2.3 Les problématiques de cette reconversion
territoriale
Nous avons vu que d'après les avis recueillis,
l'orientation de la ville vers le design est une volonté et une
réalité. La ville de Saint-Etienne a été
pionnière en matière de développement par le design mais
cela ne suffit pas. Les interviewés s'accordent à dire que
certains obstacles freinent cette reconversion.
Les habitants de la ville sont une problématique
essentielle, sur laquelle la ville doit beaucoup travailler.
N. Arnould : « Beaucoup de personnes
ignorent que la Cité du Design apporte énormément à
la ville. »
G. Subileau : « Il y a comme une
gêne de l'argent à Saint-Etienne (É) la Cité du
Design avait été beaucoup critiquée. »
S. Devrieux : « Ce qui nous reste
à travailler le plus, c'est les habitants. Il y a eu beaucoup de travail
là-dessus, mais il y a encore du travail. »

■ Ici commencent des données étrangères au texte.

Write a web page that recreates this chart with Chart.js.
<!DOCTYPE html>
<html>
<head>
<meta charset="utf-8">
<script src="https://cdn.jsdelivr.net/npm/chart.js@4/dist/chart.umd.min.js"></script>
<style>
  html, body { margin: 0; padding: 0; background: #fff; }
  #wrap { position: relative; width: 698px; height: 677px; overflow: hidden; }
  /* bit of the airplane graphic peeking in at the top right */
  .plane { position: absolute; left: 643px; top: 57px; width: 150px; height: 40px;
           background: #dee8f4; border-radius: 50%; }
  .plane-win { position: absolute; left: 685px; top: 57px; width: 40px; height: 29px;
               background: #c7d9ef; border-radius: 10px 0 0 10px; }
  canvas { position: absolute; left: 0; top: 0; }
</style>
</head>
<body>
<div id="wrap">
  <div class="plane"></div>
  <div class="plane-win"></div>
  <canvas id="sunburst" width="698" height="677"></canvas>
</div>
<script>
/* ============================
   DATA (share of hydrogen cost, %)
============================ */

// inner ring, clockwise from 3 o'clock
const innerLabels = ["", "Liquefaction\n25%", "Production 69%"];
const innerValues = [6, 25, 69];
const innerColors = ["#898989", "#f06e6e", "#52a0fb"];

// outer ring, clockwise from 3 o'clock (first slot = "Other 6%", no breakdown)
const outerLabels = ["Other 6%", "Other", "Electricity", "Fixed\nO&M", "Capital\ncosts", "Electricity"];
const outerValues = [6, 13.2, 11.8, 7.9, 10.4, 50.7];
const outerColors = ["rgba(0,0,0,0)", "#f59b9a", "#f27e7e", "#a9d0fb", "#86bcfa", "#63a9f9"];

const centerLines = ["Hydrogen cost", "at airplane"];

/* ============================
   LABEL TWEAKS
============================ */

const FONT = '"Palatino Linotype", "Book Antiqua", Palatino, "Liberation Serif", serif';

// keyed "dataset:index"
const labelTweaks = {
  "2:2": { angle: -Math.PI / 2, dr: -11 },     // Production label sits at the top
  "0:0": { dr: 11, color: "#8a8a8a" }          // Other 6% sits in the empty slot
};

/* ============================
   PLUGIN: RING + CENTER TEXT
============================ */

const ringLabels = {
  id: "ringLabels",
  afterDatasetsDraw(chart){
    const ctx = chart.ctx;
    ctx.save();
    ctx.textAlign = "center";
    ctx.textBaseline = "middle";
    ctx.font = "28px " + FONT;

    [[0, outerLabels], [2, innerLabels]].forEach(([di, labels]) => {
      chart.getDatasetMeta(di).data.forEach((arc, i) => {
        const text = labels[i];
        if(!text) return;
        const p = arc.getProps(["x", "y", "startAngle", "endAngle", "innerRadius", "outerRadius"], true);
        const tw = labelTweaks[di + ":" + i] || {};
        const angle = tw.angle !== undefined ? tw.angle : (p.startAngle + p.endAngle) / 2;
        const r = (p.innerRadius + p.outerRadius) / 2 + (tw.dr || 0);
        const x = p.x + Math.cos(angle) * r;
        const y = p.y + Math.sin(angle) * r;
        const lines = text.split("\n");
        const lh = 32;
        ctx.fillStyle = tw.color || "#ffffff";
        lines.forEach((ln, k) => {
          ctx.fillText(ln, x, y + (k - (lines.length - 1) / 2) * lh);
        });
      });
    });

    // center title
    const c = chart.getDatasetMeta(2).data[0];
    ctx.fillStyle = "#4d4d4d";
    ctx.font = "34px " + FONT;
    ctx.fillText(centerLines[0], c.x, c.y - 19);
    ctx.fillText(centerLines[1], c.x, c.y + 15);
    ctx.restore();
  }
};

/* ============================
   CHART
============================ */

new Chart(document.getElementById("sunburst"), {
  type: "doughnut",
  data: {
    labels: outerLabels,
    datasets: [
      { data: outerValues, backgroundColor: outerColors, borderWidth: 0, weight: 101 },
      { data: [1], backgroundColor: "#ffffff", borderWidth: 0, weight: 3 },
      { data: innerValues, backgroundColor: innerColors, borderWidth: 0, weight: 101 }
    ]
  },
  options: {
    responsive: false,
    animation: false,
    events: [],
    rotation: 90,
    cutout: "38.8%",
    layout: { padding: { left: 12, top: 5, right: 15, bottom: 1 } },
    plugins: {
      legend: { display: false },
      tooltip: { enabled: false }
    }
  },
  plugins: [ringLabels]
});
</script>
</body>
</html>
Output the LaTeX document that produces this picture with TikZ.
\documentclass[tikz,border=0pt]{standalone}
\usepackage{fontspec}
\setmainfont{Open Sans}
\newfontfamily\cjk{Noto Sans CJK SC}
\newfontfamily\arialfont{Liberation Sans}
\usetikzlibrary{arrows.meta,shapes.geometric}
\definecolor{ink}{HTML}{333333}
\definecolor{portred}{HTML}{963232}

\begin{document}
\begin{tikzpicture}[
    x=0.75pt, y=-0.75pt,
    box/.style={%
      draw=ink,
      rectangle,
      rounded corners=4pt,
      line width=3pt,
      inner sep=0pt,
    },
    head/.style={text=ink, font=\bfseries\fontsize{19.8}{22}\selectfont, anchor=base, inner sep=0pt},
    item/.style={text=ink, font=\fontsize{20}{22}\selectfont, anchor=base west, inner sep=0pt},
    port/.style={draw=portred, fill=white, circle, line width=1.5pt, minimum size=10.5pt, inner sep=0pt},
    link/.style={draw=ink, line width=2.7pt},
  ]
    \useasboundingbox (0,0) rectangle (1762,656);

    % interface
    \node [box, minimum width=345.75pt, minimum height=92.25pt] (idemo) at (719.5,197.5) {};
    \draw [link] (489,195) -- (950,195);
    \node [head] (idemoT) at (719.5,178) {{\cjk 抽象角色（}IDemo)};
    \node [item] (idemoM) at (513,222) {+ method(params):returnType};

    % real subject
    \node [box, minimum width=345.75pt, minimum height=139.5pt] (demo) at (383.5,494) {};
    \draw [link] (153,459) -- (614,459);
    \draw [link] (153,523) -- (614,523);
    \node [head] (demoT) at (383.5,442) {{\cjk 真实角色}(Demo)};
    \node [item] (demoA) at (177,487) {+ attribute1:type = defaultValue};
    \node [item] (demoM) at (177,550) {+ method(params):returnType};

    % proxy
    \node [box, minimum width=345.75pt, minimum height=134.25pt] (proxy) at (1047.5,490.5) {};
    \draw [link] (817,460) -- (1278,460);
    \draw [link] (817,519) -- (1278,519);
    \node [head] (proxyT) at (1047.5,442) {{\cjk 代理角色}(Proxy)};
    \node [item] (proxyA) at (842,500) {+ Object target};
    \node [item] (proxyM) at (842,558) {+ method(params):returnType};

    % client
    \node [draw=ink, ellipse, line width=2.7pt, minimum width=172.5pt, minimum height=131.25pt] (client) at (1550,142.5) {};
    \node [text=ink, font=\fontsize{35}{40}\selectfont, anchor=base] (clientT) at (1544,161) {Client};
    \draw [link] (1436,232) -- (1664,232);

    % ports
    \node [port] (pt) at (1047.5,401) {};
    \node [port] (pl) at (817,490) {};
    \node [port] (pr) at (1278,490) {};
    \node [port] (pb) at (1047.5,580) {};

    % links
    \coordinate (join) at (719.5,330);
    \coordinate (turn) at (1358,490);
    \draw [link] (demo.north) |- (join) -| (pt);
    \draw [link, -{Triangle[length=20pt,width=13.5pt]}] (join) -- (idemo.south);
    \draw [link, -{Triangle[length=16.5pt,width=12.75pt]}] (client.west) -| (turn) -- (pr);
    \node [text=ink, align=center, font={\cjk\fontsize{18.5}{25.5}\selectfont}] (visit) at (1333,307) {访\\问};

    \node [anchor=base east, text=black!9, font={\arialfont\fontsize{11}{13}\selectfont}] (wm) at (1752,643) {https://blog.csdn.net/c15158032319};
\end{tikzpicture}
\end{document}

« Incompréhension des habitants envers le design
à Saint-Etienne »
« Une forte augmentation des personnes
stéphanoises qui sont venues à la biennale, donc cela a
commencé à jouer. »
|
Qu'en est-il de la communication ? Auprès du grand
public, la ville répond aux questions simples comme « Qu'est-ce que
le design ? A quoi ça sert ? » dans le but de rendre accessible le
design. Ces actions de démocratisation ciblent également les
professionnels car peu d'entreprises ont connaissance de ce que le design
pourrait leur apporter. Des actions de communication existent mais il semble
que l'on communique peu les retombées de la Biennale du Design par
exemple, ce qui peut expliquer pourquoi les habitants n'ont pas conscience que
cet événement est bénéfique pour la ville.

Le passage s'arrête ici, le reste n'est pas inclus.